>>>>>
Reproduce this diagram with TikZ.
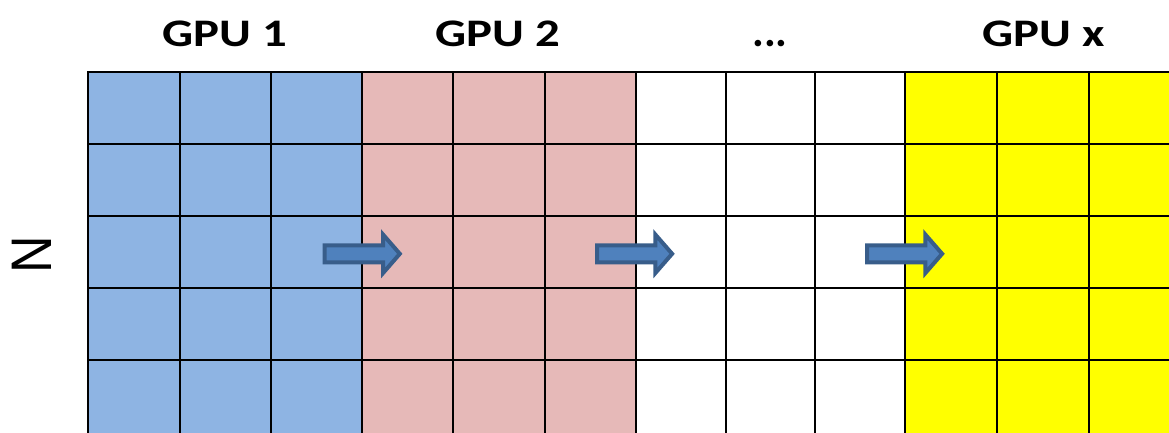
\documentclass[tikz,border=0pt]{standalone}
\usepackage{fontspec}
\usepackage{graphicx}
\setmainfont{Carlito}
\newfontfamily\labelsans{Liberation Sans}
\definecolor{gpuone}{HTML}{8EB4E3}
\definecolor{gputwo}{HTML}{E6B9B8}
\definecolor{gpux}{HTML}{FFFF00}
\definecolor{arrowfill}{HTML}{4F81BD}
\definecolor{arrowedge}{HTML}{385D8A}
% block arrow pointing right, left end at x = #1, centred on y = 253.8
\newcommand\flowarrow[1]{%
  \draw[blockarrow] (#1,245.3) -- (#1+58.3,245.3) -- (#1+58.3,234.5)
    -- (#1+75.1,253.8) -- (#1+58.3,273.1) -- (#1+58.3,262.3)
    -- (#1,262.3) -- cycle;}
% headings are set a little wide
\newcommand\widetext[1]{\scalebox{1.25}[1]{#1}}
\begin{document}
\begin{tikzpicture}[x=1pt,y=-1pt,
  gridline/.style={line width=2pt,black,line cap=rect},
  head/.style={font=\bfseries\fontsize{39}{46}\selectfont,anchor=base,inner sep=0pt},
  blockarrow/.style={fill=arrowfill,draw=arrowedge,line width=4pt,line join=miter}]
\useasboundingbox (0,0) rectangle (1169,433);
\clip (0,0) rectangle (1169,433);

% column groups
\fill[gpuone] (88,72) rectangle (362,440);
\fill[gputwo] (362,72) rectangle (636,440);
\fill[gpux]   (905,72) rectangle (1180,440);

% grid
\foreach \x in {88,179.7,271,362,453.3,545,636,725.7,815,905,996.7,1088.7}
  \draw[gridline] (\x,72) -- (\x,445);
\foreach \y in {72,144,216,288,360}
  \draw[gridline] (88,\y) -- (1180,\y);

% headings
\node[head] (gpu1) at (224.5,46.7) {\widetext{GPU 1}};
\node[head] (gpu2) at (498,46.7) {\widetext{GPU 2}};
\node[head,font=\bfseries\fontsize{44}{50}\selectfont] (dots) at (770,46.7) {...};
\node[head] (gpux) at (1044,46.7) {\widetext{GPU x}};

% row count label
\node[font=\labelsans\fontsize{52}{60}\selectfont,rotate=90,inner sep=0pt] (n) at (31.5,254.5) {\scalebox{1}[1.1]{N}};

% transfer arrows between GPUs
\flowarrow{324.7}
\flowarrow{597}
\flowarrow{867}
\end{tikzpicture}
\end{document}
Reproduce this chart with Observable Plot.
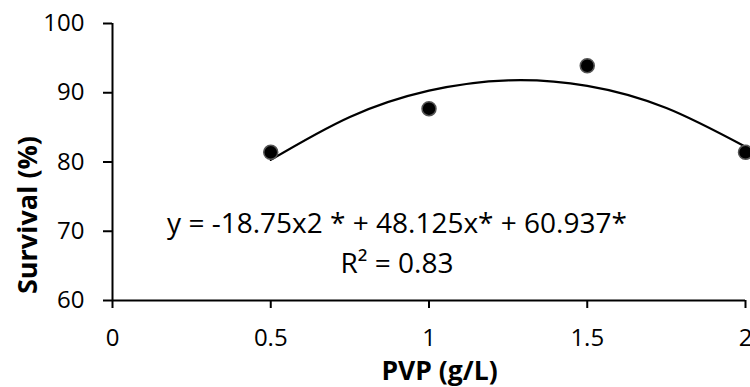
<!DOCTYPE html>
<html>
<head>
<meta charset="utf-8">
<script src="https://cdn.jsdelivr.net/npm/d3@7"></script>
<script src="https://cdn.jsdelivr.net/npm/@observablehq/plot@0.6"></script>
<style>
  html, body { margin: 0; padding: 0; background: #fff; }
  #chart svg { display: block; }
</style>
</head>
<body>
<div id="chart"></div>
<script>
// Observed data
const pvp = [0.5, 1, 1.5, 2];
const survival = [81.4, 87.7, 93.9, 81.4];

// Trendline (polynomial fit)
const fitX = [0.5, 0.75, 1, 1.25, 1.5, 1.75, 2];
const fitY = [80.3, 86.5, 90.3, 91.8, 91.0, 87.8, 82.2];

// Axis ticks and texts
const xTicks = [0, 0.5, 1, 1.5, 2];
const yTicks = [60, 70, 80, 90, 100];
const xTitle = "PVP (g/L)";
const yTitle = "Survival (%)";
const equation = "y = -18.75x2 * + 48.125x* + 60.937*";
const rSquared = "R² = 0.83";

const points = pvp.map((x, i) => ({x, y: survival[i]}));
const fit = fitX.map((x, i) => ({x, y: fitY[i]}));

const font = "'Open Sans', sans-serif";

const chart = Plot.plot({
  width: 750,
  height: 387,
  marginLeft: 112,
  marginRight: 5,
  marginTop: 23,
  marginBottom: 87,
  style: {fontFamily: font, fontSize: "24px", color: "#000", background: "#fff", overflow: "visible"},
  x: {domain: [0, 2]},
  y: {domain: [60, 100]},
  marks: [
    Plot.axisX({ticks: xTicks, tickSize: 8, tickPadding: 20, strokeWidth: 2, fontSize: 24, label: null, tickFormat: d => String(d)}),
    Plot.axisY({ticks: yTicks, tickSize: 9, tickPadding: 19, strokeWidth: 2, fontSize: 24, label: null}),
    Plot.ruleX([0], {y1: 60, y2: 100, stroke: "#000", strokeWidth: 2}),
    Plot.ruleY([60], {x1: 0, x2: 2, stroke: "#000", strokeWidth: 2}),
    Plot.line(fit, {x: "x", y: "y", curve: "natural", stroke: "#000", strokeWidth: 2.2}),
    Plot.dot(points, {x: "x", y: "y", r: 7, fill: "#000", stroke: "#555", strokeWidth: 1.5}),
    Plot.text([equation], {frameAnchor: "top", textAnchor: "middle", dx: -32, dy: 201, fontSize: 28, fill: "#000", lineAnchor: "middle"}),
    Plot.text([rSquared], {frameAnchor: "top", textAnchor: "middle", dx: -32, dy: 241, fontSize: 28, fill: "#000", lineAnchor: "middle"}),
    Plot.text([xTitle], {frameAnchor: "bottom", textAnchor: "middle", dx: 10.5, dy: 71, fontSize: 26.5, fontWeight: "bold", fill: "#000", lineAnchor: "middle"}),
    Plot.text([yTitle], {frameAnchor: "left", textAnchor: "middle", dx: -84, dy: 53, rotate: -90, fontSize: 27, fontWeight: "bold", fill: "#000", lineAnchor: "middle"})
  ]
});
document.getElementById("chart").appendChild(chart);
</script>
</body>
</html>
<<<<<
Exercise task => What lines above run from the one with "Reproduce this chart with Observable Plot." to the one with "const fitY = [80.3, 86.5, 90.3, 91.8, 91.0, 87.8, 82.2];"? Give them again exactly, ends included, and leave the pictures out.

Answer to this problem =>
Reproduce this chart with Observable Plot.
<!DOCTYPE html>
<html>
<head>
<meta charset="utf-8">
<script src="https://cdn.jsdelivr.net/npm/d3@7"></script>
<script src="https://cdn.jsdelivr.net/npm/@observablehq/plot@0.6"></script>
<style>
  html, body { margin: 0; padding: 0; background: #fff; }
  #chart svg { display: block; }
</style>
</head>
<body>
<div id="chart"></div>
<script>
// Observed data
const pvp = [0.5, 1, 1.5, 2];
const survival = [81.4, 87.7, 93.9, 81.4];

// Trendline (polynomial fit)
const fitX = [0.5, 0.75, 1, 1.25, 1.5, 1.75, 2];
const fitY = [80.3, 86.5, 90.3, 91.8, 91.0, 87.8, 82.2];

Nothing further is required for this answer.